Each entry that follows is to be retyped exactly. Pictures do not belong in the copy.
• • • • • • •
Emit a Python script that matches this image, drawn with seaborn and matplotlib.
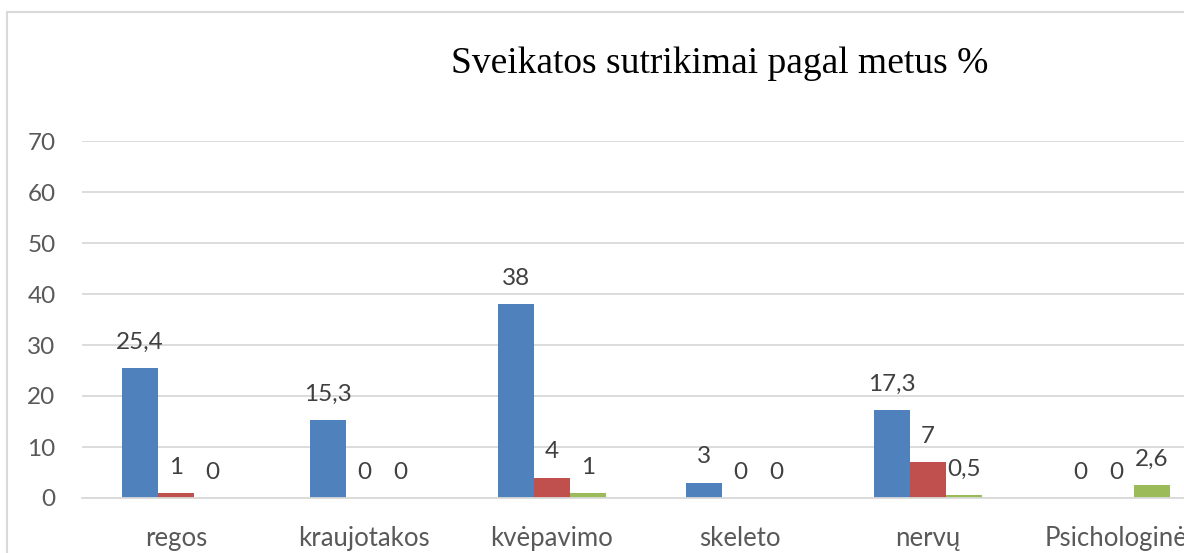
import matplotlib
matplotlib.use("Agg")
import matplotlib.pyplot as plt
import seaborn as sns
import pandas as pd
from matplotlib.patches import Rectangle

categories = ["regos", "kraujotakos", "kvėpavimo", "skeleto", "nervų", "Psichologinė"]
series_names = ["Series1", "Series2", "Series3"]
series1 = [25.4, 15.3, 38, 3, 17.3, 0]
series2 = [1, 0, 4, 0, 7, 0]
series3 = [0, 0, 1, 0, 0.5, 2.6]
yticks = [0, 10, 20, 30, 40, 50, 60, 70]
title = "Sveikatos sutrikimai pagal metus %"
colors = ["#4F81BD", "#C0504D", "#9BBB59"]

rows = []
for name, vals in zip(series_names, [series1, series2, series3]):
    for c, v in zip(categories, vals):
        rows.append({"category": c, "series": name, "value": v})
df = pd.DataFrame(rows)

sns.set_theme(style="white")
plt.rcParams['font.family'] = ['Lato', 'DejaVu Sans']

W, H = 1184, 553
fig = plt.figure(figsize=(W / 100, H / 100), dpi=100)
ax = fig.add_axes([82 / W, 55 / H, 1128 / W, (498 - 141) / H])

sns.barplot(data=df, x="category", y="value", hue="series", order=categories,
            hue_order=series_names, palette=colors, width=0.574, ax=ax,
            legend=False, saturation=1, edgecolor="none", linewidth=0)

ax.set_ylim(0, 70)
ax.set_xlim(-0.5, len(categories) - 0.5)
ax.set_yticks(yticks)
ax.yaxis.grid(True, color="#D9D9D9", linewidth=1.3)
ax.set_axisbelow(True)
for s in ["top", "right", "left"]:
    ax.spines[s].set_visible(False)
ax.spines["bottom"].set_color("#D9D9D9")
ax.spines["bottom"].set_linewidth(1.3)
ax.tick_params(axis="both", length=0, labelsize=17.5, colors="#595959")
ax.tick_params(axis="x", labelsize=18.5)
ax.tick_params(axis="y", pad=19)
ax.tick_params(axis="x", pad=20)
ax.set_xlabel("")
ax.set_ylabel("")

for cont in ax.containers:
    ax.bar_label(cont, labels=[f"{b.get_height():g}".replace(".", ",") for b in cont],
                 padding=11, fontsize=17.5, color="#404040")

fig.text(720 / W, 1 - 64 / H, title, ha="center", va="center",
         fontsize=27, family="Liberation Serif", color="black")

fig.add_artist(Rectangle((7 / W, -0.1), 1.2, 1.1 - 12 / H, transform=fig.transFigure,
                         fill=False, edgecolor="#D9D9D9", linewidth=1.5, clip_on=False))

fig.savefig("out.png", dpi=100)
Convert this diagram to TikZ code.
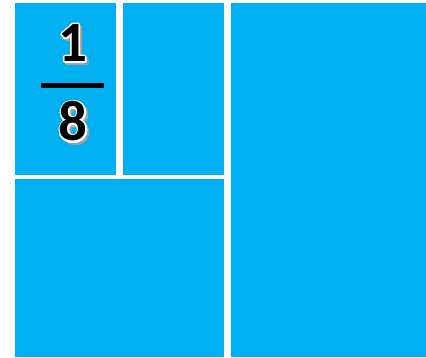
\documentclass[tikz,border=0pt]{standalone}
\usepackage{fontspec}
\setmainfont{Carlito}
\definecolor{tileblue}{HTML}{00B0F0}
\definecolor{shadowgrey}{HTML}{A0A0A0}
\tikzset{
  tile/.style={fill=tileblue, draw=none},
  digit/.style={inner sep=0pt, font=\fontsize{57}{57}\selectfont\bfseries},
}
% text render mode: 1 = stroke only, 2 = fill and stroke, 0 = fill
\newcommand{\strokedtext}[3]{% #1 render mode, #2 line width, #3 text
  \special{pdf:literal direct #1 Tr #2 w 1 j}#3\special{pdf:literal direct 0 Tr}}
\newcommand{\copyat}[3]{\rlap{\kern#1\raisebox{#2}{#3}}}
\newcommand{\outlined}[1]{%
  \copyat{2.2pt}{-2.2pt}{\color{shadowgrey}\strokedtext{2}{3}{#1}}%
  \rlap{\color{white}\strokedtext{2}{3.4}{#1}}%
  {\color{black}#1}}
\begin{document}
\begin{tikzpicture}[x=1pt,y=-1pt]
\useasboundingbox (0,0) rectangle (426,358);
\fill[white] (0,0) rectangle (426,358);
\path[tile] (15,3) rectangle (116,175);
\path[tile] (123,3) rectangle (224,175);
\path[tile] (15,179) rectangle (224,357);
\path[tile] (231,3) rectangle (426,357);
\node[digit] (one) at (72.5,44) {\outlined{1}};
\node[digit] (eight) at (73,122.5) {\outlined{8}};
\fill[black] (41,83) rectangle (104,88);
\end{tikzpicture}
\end{document}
• • • • • • •
*Finished answer*
Emit a Python script that matches this image, drawn with seaborn and matplotlib.
import matplotlib
matplotlib.use("Agg")
import matplotlib.pyplot as plt
import seaborn as sns
import pandas as pd
from matplotlib.patches import Rectangle

categories = ["regos", "kraujotakos", "kvėpavimo", "skeleto", "nervų", "Psichologinė"]
series_names = ["Series1", "Series2", "Series3"]
series1 = [25.4, 15.3, 38, 3, 17.3, 0]
series2 = [1, 0, 4, 0, 7, 0]
series3 = [0, 0, 1, 0, 0.5, 2.6]
yticks = [0, 10, 20, 30, 40, 50, 60, 70]
title = "Sveikatos sutrikimai pagal metus %"
colors = ["#4F81BD", "#C0504D", "#9BBB59"]

rows = []
for name, vals in zip(series_names, [series1, series2, series3]):
    for c, v in zip(categories, vals):
        rows.append({"category": c, "series": name, "value": v})
df = pd.DataFrame(rows)

sns.set_theme(style="white")
plt.rcParams['font.family'] = ['Lato', 'DejaVu Sans']

W, H = 1184, 553
fig = plt.figure(figsize=(W / 100, H / 100), dpi=100)
ax = fig.add_axes([82 / W, 55 / H, 1128 / W, (498 - 141) / H])

sns.barplot(data=df, x="category", y="value", hue="series", order=categories,
            hue_order=series_names, palette=colors, width=0.574, ax=ax,
            legend=False, saturation=1, edgecolor="none", linewidth=0)

ax.set_ylim(0, 70)
ax.set_xlim(-0.5, len(categories) - 0.5)
ax.set_yticks(yticks)
ax.yaxis.grid(True, color="#D9D9D9", linewidth=1.3)
ax.set_axisbelow(True)
for s in ["top", "right", "left"]:
    ax.spines[s].set_visible(False)
ax.spines["bottom"].set_color("#D9D9D9")
ax.spines["bottom"].set_linewidth(1.3)
ax.tick_params(axis="both", length=0, labelsize=17.5, colors="#595959")
ax.tick_params(axis="x", labelsize=18.5)
ax.tick_params(axis="y", pad=19)
ax.tick_params(axis="x", pad=20)
ax.set_xlabel("")
ax.set_ylabel("")

for cont in ax.containers:
    ax.bar_label(cont, labels=[f"{b.get_height():g}".replace(".", ",") for b in cont],
                 padding=11, fontsize=17.5, color="#404040")

fig.text(720 / W, 1 - 64 / H, title, ha="center", va="center",
         fontsize=27, family="Liberation Serif", color="black")

fig.add_artist(Rectangle((7 / W, -0.1), 1.2, 1.1 - 12 / H, transform=fig.transFigure,
                         fill=False, edgecolor="#D9D9D9", linewidth=1.5, clip_on=False))

fig.savefig("out.png", dpi=100)
Convert this diagram to TikZ code.
\documentclass[tikz,border=0pt]{standalone}
\usepackage{fontspec}
\setmainfont{Carlito}
\definecolor{tileblue}{HTML}{00B0F0}
\definecolor{shadowgrey}{HTML}{A0A0A0}
\tikzset{
  tile/.style={fill=tileblue, draw=none},
  digit/.style={inner sep=0pt, font=\fontsize{57}{57}\selectfont\bfseries},
}
% text render mode: 1 = stroke only, 2 = fill and stroke, 0 = fill
\newcommand{\strokedtext}[3]{% #1 render mode, #2 line width, #3 text
  \special{pdf:literal direct #1 Tr #2 w 1 j}#3\special{pdf:literal direct 0 Tr}}
\newcommand{\copyat}[3]{\rlap{\kern#1\raisebox{#2}{#3}}}
\newcommand{\outlined}[1]{%
  \copyat{2.2pt}{-2.2pt}{\color{shadowgrey}\strokedtext{2}{3}{#1}}%
  \rlap{\color{white}\strokedtext{2}{3.4}{#1}}%
  {\color{black}#1}}
\begin{document}
\begin{tikzpicture}[x=1pt,y=-1pt]
\useasboundingbox (0,0) rectangle (426,358);
\fill[white] (0,0) rectangle (426,358);
\path[tile] (15,3) rectangle (116,175);
\path[tile] (123,3) rectangle (224,175);
\path[tile] (15,179) rectangle (224,357);
\path[tile] (231,3) rectangle (426,357);
\node[digit] (one) at (72.5,44) {\outlined{1}};
\node[digit] (eight) at (73,122.5) {\outlined{8}};
\fill[black] (41,83) rectangle (104,88);
\end{tikzpicture}
\end{document}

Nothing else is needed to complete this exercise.